■ **SUPPLIED MATERIAL**:
● ● ● ● ● ● ●
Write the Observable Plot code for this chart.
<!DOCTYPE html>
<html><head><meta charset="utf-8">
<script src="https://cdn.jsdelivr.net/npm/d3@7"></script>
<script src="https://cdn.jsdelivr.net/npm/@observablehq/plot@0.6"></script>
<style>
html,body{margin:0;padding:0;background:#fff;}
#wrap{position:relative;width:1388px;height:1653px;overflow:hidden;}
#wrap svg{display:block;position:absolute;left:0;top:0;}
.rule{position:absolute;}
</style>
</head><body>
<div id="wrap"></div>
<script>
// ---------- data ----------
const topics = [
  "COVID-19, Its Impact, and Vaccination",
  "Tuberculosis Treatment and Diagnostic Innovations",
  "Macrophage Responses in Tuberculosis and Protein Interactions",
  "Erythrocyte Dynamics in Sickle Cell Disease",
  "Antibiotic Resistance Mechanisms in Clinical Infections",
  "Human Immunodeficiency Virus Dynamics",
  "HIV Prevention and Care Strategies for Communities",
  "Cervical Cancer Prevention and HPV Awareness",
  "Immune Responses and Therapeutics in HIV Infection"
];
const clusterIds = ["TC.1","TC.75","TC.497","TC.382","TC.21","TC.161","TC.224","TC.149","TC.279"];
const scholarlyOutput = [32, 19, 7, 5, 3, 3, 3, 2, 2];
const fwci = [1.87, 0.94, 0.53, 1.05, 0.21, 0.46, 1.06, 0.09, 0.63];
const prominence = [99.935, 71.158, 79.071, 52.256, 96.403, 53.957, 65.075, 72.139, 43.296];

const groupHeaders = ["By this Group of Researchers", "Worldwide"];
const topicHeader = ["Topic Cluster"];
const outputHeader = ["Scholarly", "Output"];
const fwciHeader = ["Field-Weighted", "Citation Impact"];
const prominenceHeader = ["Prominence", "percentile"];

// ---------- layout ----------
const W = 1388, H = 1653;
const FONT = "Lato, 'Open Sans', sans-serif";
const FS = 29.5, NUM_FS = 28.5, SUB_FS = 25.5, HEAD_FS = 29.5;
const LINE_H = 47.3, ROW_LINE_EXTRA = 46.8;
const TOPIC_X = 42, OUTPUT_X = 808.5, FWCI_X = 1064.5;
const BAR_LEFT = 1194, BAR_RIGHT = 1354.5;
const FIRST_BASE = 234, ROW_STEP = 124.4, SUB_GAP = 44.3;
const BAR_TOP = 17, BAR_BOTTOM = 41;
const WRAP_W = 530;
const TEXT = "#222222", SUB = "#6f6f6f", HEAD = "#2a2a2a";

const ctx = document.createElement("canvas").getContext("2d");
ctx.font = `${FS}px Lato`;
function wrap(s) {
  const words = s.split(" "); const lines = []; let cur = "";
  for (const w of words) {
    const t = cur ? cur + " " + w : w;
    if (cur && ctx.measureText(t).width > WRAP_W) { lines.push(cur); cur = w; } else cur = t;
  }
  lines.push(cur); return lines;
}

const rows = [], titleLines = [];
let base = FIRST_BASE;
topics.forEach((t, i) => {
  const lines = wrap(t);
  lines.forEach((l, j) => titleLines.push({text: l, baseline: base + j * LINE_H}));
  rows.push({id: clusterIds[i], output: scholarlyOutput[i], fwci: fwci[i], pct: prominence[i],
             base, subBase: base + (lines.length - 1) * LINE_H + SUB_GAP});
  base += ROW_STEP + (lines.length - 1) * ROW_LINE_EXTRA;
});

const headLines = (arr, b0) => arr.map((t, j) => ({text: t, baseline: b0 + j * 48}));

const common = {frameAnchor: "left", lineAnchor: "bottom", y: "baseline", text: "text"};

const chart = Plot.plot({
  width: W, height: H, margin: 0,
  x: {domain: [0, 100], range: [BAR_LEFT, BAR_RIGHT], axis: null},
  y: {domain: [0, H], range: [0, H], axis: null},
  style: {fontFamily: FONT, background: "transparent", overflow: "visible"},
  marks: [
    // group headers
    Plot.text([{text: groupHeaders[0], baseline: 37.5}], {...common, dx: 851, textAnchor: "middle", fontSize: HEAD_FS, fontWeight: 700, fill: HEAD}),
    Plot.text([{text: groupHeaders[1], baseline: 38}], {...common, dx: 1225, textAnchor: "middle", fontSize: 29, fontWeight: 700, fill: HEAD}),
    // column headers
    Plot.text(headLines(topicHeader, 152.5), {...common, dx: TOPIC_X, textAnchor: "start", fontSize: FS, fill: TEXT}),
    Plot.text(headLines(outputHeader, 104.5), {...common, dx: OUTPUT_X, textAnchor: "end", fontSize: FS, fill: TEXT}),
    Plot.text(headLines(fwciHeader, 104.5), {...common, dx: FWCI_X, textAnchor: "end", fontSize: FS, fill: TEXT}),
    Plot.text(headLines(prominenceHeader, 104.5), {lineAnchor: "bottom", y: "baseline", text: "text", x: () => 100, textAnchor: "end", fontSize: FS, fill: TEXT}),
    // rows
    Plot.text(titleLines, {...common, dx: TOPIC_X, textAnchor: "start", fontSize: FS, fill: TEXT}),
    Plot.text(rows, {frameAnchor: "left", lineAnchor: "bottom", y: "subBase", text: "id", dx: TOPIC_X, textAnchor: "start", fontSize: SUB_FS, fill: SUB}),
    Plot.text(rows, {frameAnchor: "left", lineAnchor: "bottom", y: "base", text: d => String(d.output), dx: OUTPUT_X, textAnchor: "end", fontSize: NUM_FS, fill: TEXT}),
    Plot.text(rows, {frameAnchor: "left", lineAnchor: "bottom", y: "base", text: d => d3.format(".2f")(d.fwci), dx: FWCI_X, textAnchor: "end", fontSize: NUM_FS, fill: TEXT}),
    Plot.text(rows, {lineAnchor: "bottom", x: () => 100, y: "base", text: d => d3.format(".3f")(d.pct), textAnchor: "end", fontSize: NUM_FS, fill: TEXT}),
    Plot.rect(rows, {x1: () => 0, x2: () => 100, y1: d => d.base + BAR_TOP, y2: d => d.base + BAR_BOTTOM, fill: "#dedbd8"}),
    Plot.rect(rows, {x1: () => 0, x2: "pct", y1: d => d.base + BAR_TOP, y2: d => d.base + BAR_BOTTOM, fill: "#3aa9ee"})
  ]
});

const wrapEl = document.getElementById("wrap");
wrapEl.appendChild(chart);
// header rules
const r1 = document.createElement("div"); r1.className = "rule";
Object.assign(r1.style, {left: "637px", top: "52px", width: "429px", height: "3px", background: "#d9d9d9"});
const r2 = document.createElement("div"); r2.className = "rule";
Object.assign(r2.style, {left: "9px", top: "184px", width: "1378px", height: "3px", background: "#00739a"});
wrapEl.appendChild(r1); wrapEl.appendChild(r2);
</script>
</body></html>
● ● ● ● ● ● ●
Copy the data above exactly. Every line must be included.

Write the Observable Plot code for this chart.
<!DOCTYPE html>
<html><head><meta charset="utf-8">
<script src="https://cdn.jsdelivr.net/npm/d3@7"></script>
<script src="https://cdn.jsdelivr.net/npm/@observablehq/plot@0.6"></script>
<style>
html,body{margin:0;padding:0;background:#fff;}
#wrap{position:relative;width:1388px;height:1653px;overflow:hidden;}
#wrap svg{display:block;position:absolute;left:0;top:0;}
.rule{position:absolute;}
</style>
</head><body>
<div id="wrap"></div>
<script>
// ---------- data ----------
const topics = [
  "COVID-19, Its Impact, and Vaccination",
  "Tuberculosis Treatment and Diagnostic Innovations",
  "Macrophage Responses in Tuberculosis and Protein Interactions",
  "Erythrocyte Dynamics in Sickle Cell Disease",
  "Antibiotic Resistance Mechanisms in Clinical Infections",
  "Human Immunodeficiency Virus Dynamics",
  "HIV Prevention and Care Strategies for Communities",
  "Cervical Cancer Prevention and HPV Awareness",
  "Immune Responses and Therapeutics in HIV Infection"
];
const clusterIds = ["TC.1","TC.75","TC.497","TC.382","TC.21","TC.161","TC.224","TC.149","TC.279"];
const scholarlyOutput = [32, 19, 7, 5, 3, 3, 3, 2, 2];
const fwci = [1.87, 0.94, 0.53, 1.05, 0.21, 0.46, 1.06, 0.09, 0.63];
const prominence = [99.935, 71.158, 79.071, 52.256, 96.403, 53.957, 65.075, 72.139, 43.296];

const groupHeaders = ["By this Group of Researchers", "Worldwide"];
const topicHeader = ["Topic Cluster"];
const outputHeader = ["Scholarly", "Output"];
const fwciHeader = ["Field-Weighted", "Citation Impact"];
const prominenceHeader = ["Prominence", "percentile"];

// ---------- layout ----------
const W = 1388, H = 1653;
const FONT = "Lato, 'Open Sans', sans-serif";
const FS = 29.5, NUM_FS = 28.5, SUB_FS = 25.5, HEAD_FS = 29.5;
const LINE_H = 47.3, ROW_LINE_EXTRA = 46.8;
const TOPIC_X = 42, OUTPUT_X = 808.5, FWCI_X = 1064.5;
const BAR_LEFT = 1194, BAR_RIGHT = 1354.5;
const FIRST_BASE = 234, ROW_STEP = 124.4, SUB_GAP = 44.3;
const BAR_TOP = 17, BAR_BOTTOM = 41;
const WRAP_W = 530;
const TEXT = "#222222", SUB = "#6f6f6f", HEAD = "#2a2a2a";

const ctx = document.createElement("canvas").getContext("2d");
ctx.font = `${FS}px Lato`;
function wrap(s) {
  const words = s.split(" "); const lines = []; let cur = "";
  for (const w of words) {
    const t = cur ? cur + " " + w : w;
    if (cur && ctx.measureText(t).width > WRAP_W) { lines.push(cur); cur = w; } else cur = t;
  }
  lines.push(cur); return lines;
}

const rows = [], titleLines = [];
let base = FIRST_BASE;
topics.forEach((t, i) => {
  const lines = wrap(t);
  lines.forEach((l, j) => titleLines.push({text: l, baseline: base + j * LINE_H}));
  rows.push({id: clusterIds[i], output: scholarlyOutput[i], fwci: fwci[i], pct: prominence[i],
             base, subBase: base + (lines.length - 1) * LINE_H + SUB_GAP});
  base += ROW_STEP + (lines.length - 1) * ROW_LINE_EXTRA;
});

const headLines = (arr, b0) => arr.map((t, j) => ({text: t, baseline: b0 + j * 48}));

const common = {frameAnchor: "left", lineAnchor: "bottom", y: "baseline", text: "text"};

const chart = Plot.plot({
  width: W, height: H, margin: 0,
  x: {domain: [0, 100], range: [BAR_LEFT, BAR_RIGHT], axis: null},
  y: {domain: [0, H], range: [0, H], axis: null},
  style: {fontFamily: FONT, background: "transparent", overflow: "visible"},
  marks: [
    // group headers
    Plot.text([{text: groupHeaders[0], baseline: 37.5}], {...common, dx: 851, textAnchor: "middle", fontSize: HEAD_FS, fontWeight: 700, fill: HEAD}),
    Plot.text([{text: groupHeaders[1], baseline: 38}], {...common, dx: 1225, textAnchor: "middle", fontSize: 29, fontWeight: 700, fill: HEAD}),
    // column headers
    Plot.text(headLines(topicHeader, 152.5), {...common, dx: TOPIC_X, textAnchor: "start", fontSize: FS, fill: TEXT}),
    Plot.text(headLines(outputHeader, 104.5), {...common, dx: OUTPUT_X, textAnchor: "end", fontSize: FS, fill: TEXT}),
    Plot.text(headLines(fwciHeader, 104.5), {...common, dx: FWCI_X, textAnchor: "end", fontSize: FS, fill: TEXT}),
    Plot.text(headLines(prominenceHeader, 104.5), {lineAnchor: "bottom", y: "baseline", text: "text", x: () => 100, textAnchor: "end", fontSize: FS, fill: TEXT}),
    // rows
    Plot.text(titleLines, {...common, dx: TOPIC_X, textAnchor: "start", fontSize: FS, fill: TEXT}),
    Plot.text(rows, {frameAnchor: "left", lineAnchor: "bottom", y: "subBase", text: "id", dx: TOPIC_X, textAnchor: "start", fontSize: SUB_FS, fill: SUB}),
    Plot.text(rows, {frameAnchor: "left", lineAnchor: "bottom", y: "base", text: d => String(d.output), dx: OUTPUT_X, textAnchor: "end", fontSize: NUM_FS, fill: TEXT}),
    Plot.text(rows, {frameAnchor: "left", lineAnchor: "bottom", y: "base", text: d => d3.format(".2f")(d.fwci), dx: FWCI_X, textAnchor: "end", fontSize: NUM_FS, fill: TEXT}),
    Plot.text(rows, {lineAnchor: "bottom", x: () => 100, y: "base", text: d => d3.format(".3f")(d.pct), textAnchor: "end", fontSize: NUM_FS, fill: TEXT}),
    Plot.rect(rows, {x1: () => 0, x2: () => 100, y1: d => d.base + BAR_TOP, y2: d => d.base + BAR_BOTTOM, fill: "#dedbd8"}),
    Plot.rect(rows, {x1: () => 0, x2: "pct", y1: d => d.base + BAR_TOP, y2: d => d.base + BAR_BOTTOM, fill: "#3aa9ee"})
  ]
});

const wrapEl = document.getElementById("wrap");
wrapEl.appendChild(chart);
// header rules
const r1 = document.createElement("div"); r1.className = "rule";
Object.assign(r1.style, {left: "637px", top: "52px", width: "429px", height: "3px", background: "#d9d9d9"});
const r2 = document.createElement("div"); r2.className = "rule";
Object.assign(r2.style, {left: "9px", top: "184px", width: "1378px", height: "3px", background: "#00739a"});
wrapEl.appendChild(r1); wrapEl.appendChild(r2);
</script>
</body></html>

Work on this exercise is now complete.